*Stated goal:*
The records that follow must be reproduced in full, exactly as written.

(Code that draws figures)
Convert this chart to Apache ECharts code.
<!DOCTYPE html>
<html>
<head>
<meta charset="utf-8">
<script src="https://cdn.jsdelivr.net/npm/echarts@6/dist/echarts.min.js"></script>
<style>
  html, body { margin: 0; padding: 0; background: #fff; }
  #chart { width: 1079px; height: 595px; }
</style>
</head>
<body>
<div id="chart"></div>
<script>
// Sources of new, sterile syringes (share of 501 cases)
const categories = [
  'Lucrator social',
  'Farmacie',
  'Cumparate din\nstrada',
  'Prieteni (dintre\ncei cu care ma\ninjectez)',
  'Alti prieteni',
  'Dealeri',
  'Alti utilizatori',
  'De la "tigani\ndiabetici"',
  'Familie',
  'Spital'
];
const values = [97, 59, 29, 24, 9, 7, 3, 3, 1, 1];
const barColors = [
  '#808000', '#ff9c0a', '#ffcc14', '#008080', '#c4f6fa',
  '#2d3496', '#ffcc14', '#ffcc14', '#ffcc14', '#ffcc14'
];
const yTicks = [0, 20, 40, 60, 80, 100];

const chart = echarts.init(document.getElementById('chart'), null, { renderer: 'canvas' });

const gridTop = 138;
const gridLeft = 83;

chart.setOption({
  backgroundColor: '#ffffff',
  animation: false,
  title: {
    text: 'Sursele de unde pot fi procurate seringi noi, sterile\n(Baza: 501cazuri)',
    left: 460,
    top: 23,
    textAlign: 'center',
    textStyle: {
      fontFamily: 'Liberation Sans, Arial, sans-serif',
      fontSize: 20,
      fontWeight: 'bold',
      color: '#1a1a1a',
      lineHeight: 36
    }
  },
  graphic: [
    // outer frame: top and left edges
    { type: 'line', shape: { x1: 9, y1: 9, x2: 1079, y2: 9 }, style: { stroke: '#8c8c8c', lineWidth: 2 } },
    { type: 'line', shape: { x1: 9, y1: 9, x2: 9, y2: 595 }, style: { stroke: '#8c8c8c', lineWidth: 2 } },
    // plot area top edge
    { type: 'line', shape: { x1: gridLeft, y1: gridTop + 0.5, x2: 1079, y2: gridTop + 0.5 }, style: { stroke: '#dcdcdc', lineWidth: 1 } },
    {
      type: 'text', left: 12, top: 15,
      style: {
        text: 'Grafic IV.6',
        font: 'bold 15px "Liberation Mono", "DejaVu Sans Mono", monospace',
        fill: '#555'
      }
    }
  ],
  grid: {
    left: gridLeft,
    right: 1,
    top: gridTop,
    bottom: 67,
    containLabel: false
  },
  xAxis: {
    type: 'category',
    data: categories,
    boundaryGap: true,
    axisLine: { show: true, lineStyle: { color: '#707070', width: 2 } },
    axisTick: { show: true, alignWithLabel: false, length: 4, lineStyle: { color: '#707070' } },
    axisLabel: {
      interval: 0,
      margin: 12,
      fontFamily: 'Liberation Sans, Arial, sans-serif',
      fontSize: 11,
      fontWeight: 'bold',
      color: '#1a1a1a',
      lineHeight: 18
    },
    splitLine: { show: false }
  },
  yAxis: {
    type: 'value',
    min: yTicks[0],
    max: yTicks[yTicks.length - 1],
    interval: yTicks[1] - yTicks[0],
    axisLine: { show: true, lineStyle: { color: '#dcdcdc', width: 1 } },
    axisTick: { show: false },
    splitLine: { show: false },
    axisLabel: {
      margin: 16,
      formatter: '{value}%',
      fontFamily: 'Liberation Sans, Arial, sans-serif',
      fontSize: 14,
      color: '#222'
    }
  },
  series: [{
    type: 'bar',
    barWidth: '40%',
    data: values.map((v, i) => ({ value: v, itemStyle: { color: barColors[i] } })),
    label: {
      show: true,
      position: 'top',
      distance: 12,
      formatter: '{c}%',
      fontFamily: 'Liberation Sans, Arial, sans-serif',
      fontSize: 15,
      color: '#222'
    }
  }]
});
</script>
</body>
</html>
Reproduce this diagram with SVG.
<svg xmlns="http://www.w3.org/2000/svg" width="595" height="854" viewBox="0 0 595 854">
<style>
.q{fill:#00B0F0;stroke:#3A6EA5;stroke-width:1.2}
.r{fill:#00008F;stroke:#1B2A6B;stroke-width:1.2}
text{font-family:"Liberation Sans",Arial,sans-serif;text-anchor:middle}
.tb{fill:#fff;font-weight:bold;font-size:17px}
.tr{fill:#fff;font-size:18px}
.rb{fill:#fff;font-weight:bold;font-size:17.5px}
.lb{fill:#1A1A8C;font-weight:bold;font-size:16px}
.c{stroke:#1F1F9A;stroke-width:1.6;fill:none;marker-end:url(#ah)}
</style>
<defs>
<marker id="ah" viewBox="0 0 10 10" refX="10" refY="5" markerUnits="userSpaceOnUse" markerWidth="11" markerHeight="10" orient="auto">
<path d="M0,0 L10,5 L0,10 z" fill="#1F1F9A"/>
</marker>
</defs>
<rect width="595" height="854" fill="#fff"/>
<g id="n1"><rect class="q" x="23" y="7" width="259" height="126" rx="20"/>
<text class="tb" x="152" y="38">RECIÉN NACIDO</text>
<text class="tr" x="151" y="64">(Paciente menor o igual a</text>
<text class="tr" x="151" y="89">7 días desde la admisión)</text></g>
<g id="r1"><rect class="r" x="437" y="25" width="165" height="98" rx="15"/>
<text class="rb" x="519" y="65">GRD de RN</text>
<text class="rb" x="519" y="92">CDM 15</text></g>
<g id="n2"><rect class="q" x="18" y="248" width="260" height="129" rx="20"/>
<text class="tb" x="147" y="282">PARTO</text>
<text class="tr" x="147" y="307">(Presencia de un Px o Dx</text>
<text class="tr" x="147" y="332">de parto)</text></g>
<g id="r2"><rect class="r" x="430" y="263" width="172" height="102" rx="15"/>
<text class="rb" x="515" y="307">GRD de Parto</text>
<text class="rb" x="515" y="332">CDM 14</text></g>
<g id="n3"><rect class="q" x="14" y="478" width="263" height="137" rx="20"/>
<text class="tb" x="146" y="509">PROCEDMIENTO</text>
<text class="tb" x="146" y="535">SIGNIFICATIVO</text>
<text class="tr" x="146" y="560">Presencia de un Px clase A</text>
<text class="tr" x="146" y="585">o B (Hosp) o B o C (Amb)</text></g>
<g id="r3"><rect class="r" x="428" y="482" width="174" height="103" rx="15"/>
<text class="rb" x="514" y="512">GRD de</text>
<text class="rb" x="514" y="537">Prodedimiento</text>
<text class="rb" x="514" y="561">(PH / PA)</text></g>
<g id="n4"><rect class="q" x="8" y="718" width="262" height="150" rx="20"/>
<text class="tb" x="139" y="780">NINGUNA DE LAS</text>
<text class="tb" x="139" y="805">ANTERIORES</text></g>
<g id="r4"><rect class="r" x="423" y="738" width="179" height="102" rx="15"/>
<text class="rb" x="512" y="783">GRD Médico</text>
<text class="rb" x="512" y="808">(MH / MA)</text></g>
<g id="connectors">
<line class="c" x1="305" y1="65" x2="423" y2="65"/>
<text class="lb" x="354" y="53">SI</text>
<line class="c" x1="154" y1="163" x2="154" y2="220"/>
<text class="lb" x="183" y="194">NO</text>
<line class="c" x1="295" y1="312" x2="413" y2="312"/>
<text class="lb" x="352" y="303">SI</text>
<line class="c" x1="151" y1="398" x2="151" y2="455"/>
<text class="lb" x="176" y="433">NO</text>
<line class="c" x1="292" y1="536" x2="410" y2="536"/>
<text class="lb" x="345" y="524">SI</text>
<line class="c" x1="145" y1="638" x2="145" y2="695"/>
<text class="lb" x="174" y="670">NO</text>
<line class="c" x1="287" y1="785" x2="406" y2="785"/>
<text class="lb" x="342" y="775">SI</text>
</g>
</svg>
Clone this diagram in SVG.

*Task result:*
Convert this chart to Apache ECharts code.
<!DOCTYPE html>
<html>
<head>
<meta charset="utf-8">
<script src="https://cdn.jsdelivr.net/npm/echarts@6/dist/echarts.min.js"></script>
<style>
  html, body { margin: 0; padding: 0; background: #fff; }
  #chart { width: 1079px; height: 595px; }
</style>
</head>
<body>
<div id="chart"></div>
<script>
// Sources of new, sterile syringes (share of 501 cases)
const categories = [
  'Lucrator social',
  'Farmacie',
  'Cumparate din\nstrada',
  'Prieteni (dintre\ncei cu care ma\ninjectez)',
  'Alti prieteni',
  'Dealeri',
  'Alti utilizatori',
  'De la "tigani\ndiabetici"',
  'Familie',
  'Spital'
];
const values = [97, 59, 29, 24, 9, 7, 3, 3, 1, 1];
const barColors = [
  '#808000', '#ff9c0a', '#ffcc14', '#008080', '#c4f6fa',
  '#2d3496', '#ffcc14', '#ffcc14', '#ffcc14', '#ffcc14'
];
const yTicks = [0, 20, 40, 60, 80, 100];

const chart = echarts.init(document.getElementById('chart'), null, { renderer: 'canvas' });

const gridTop = 138;
const gridLeft = 83;

chart.setOption({
  backgroundColor: '#ffffff',
  animation: false,
  title: {
    text: 'Sursele de unde pot fi procurate seringi noi, sterile\n(Baza: 501cazuri)',
    left: 460,
    top: 23,
    textAlign: 'center',
    textStyle: {
      fontFamily: 'Liberation Sans, Arial, sans-serif',
      fontSize: 20,
      fontWeight: 'bold',
      color: '#1a1a1a',
      lineHeight: 36
    }
  },
  graphic: [
    // outer frame: top and left edges
    { type: 'line', shape: { x1: 9, y1: 9, x2: 1079, y2: 9 }, style: { stroke: '#8c8c8c', lineWidth: 2 } },
    { type: 'line', shape: { x1: 9, y1: 9, x2: 9, y2: 595 }, style: { stroke: '#8c8c8c', lineWidth: 2 } },
    // plot area top edge
    { type: 'line', shape: { x1: gridLeft, y1: gridTop + 0.5, x2: 1079, y2: gridTop + 0.5 }, style: { stroke: '#dcdcdc', lineWidth: 1 } },
    {
      type: 'text', left: 12, top: 15,
      style: {
        text: 'Grafic IV.6',
        font: 'bold 15px "Liberation Mono", "DejaVu Sans Mono", monospace',
        fill: '#555'
      }
    }
  ],
  grid: {
    left: gridLeft,
    right: 1,
    top: gridTop,
    bottom: 67,
    containLabel: false
  },
  xAxis: {
    type: 'category',
    data: categories,
    boundaryGap: true,
    axisLine: { show: true, lineStyle: { color: '#707070', width: 2 } },
    axisTick: { show: true, alignWithLabel: false, length: 4, lineStyle: { color: '#707070' } },
    axisLabel: {
      interval: 0,
      margin: 12,
      fontFamily: 'Liberation Sans, Arial, sans-serif',
      fontSize: 11,
      fontWeight: 'bold',
      color: '#1a1a1a',
      lineHeight: 18
    },
    splitLine: { show: false }
  },
  yAxis: {
    type: 'value',
    min: yTicks[0],
    max: yTicks[yTicks.length - 1],
    interval: yTicks[1] - yTicks[0],
    axisLine: { show: true, lineStyle: { color: '#dcdcdc', width: 1 } },
    axisTick: { show: false },
    splitLine: { show: false },
    axisLabel: {
      margin: 16,
      formatter: '{value}%',
      fontFamily: 'Liberation Sans, Arial, sans-serif',
      fontSize: 14,
      color: '#222'
    }
  },
  series: [{
    type: 'bar',
    barWidth: '40%',
    data: values.map((v, i) => ({ value: v, itemStyle: { color: barColors[i] } })),
    label: {
      show: true,
      position: 'top',
      distance: 12,
      formatter: '{c}%',
      fontFamily: 'Liberation Sans, Arial, sans-serif',
      fontSize: 15,
      color: '#222'
    }
  }]
});
</script>
</body>
</html>
Reproduce this diagram with SVG.
<svg xmlns="http://www.w3.org/2000/svg" width="595" height="854" viewBox="0 0 595 854">
<style>
.q{fill:#00B0F0;stroke:#3A6EA5;stroke-width:1.2}
.r{fill:#00008F;stroke:#1B2A6B;stroke-width:1.2}
text{font-family:"Liberation Sans",Arial,sans-serif;text-anchor:middle}
.tb{fill:#fff;font-weight:bold;font-size:17px}
.tr{fill:#fff;font-size:18px}
.rb{fill:#fff;font-weight:bold;font-size:17.5px}
.lb{fill:#1A1A8C;font-weight:bold;font-size:16px}
.c{stroke:#1F1F9A;stroke-width:1.6;fill:none;marker-end:url(#ah)}
</style>
<defs>
<marker id="ah" viewBox="0 0 10 10" refX="10" refY="5" markerUnits="userSpaceOnUse" markerWidth="11" markerHeight="10" orient="auto">
<path d="M0,0 L10,5 L0,10 z" fill="#1F1F9A"/>
</marker>
</defs>
<rect width="595" height="854" fill="#fff"/>
<g id="n1"><rect class="q" x="23" y="7" width="259" height="126" rx="20"/>
<text class="tb" x="152" y="38">RECIÉN NACIDO</text>
<text class="tr" x="151" y="64">(Paciente menor o igual a</text>
<text class="tr" x="151" y="89">7 días desde la admisión)</text></g>
<g id="r1"><rect class="r" x="437" y="25" width="165" height="98" rx="15"/>
<text class="rb" x="519" y="65">GRD de RN</text>
<text class="rb" x="519" y="92">CDM 15</text></g>
<g id="n2"><rect class="q" x="18" y="248" width="260" height="129" rx="20"/>
<text class="tb" x="147" y="282">PARTO</text>
<text class="tr" x="147" y="307">(Presencia de un Px o Dx</text>
<text class="tr" x="147" y="332">de parto)</text></g>
<g id="r2"><rect class="r" x="430" y="263" width="172" height="102" rx="15"/>
<text class="rb" x="515" y="307">GRD de Parto</text>
<text class="rb" x="515" y="332">CDM 14</text></g>
<g id="n3"><rect class="q" x="14" y="478" width="263" height="137" rx="20"/>
<text class="tb" x="146" y="509">PROCEDMIENTO</text>
<text class="tb" x="146" y="535">SIGNIFICATIVO</text>
<text class="tr" x="146" y="560">Presencia de un Px clase A</text>
<text class="tr" x="146" y="585">o B (Hosp) o B o C (Amb)</text></g>
<g id="r3"><rect class="r" x="428" y="482" width="174" height="103" rx="15"/>
<text class="rb" x="514" y="512">GRD de</text>
<text class="rb" x="514" y="537">Prodedimiento</text>
<text class="rb" x="514" y="561">(PH / PA)</text></g>
<g id="n4"><rect class="q" x="8" y="718" width="262" height="150" rx="20"/>
<text class="tb" x="139" y="780">NINGUNA DE LAS</text>
<text class="tb" x="139" y="805">ANTERIORES</text></g>
<g id="r4"><rect class="r" x="423" y="738" width="179" height="102" rx="15"/>
<text class="rb" x="512" y="783">GRD Médico</text>
<text class="rb" x="512" y="808">(MH / MA)</text></g>
<g id="connectors">
<line class="c" x1="305" y1="65" x2="423" y2="65"/>
<text class="lb" x="354" y="53">SI</text>
<line class="c" x1="154" y1="163" x2="154" y2="220"/>
<text class="lb" x="183" y="194">NO</text>
<line class="c" x1="295" y1="312" x2="413" y2="312"/>
<text class="lb" x="352" y="303">SI</text>
<line class="c" x1="151" y1="398" x2="151" y2="455"/>
<text class="lb" x="176" y="433">NO</text>
<line class="c" x1="292" y1="536" x2="410" y2="536"/>
<text class="lb" x="345" y="524">SI</text>
<line class="c" x1="145" y1="638" x2="145" y2="695"/>
<text class="lb" x="174" y="670">NO</text>
<line class="c" x1="287" y1="785" x2="406" y2="785"/>
<text class="lb" x="342" y="775">SI</text>
</g>
</svg>
Clone this diagram in SVG.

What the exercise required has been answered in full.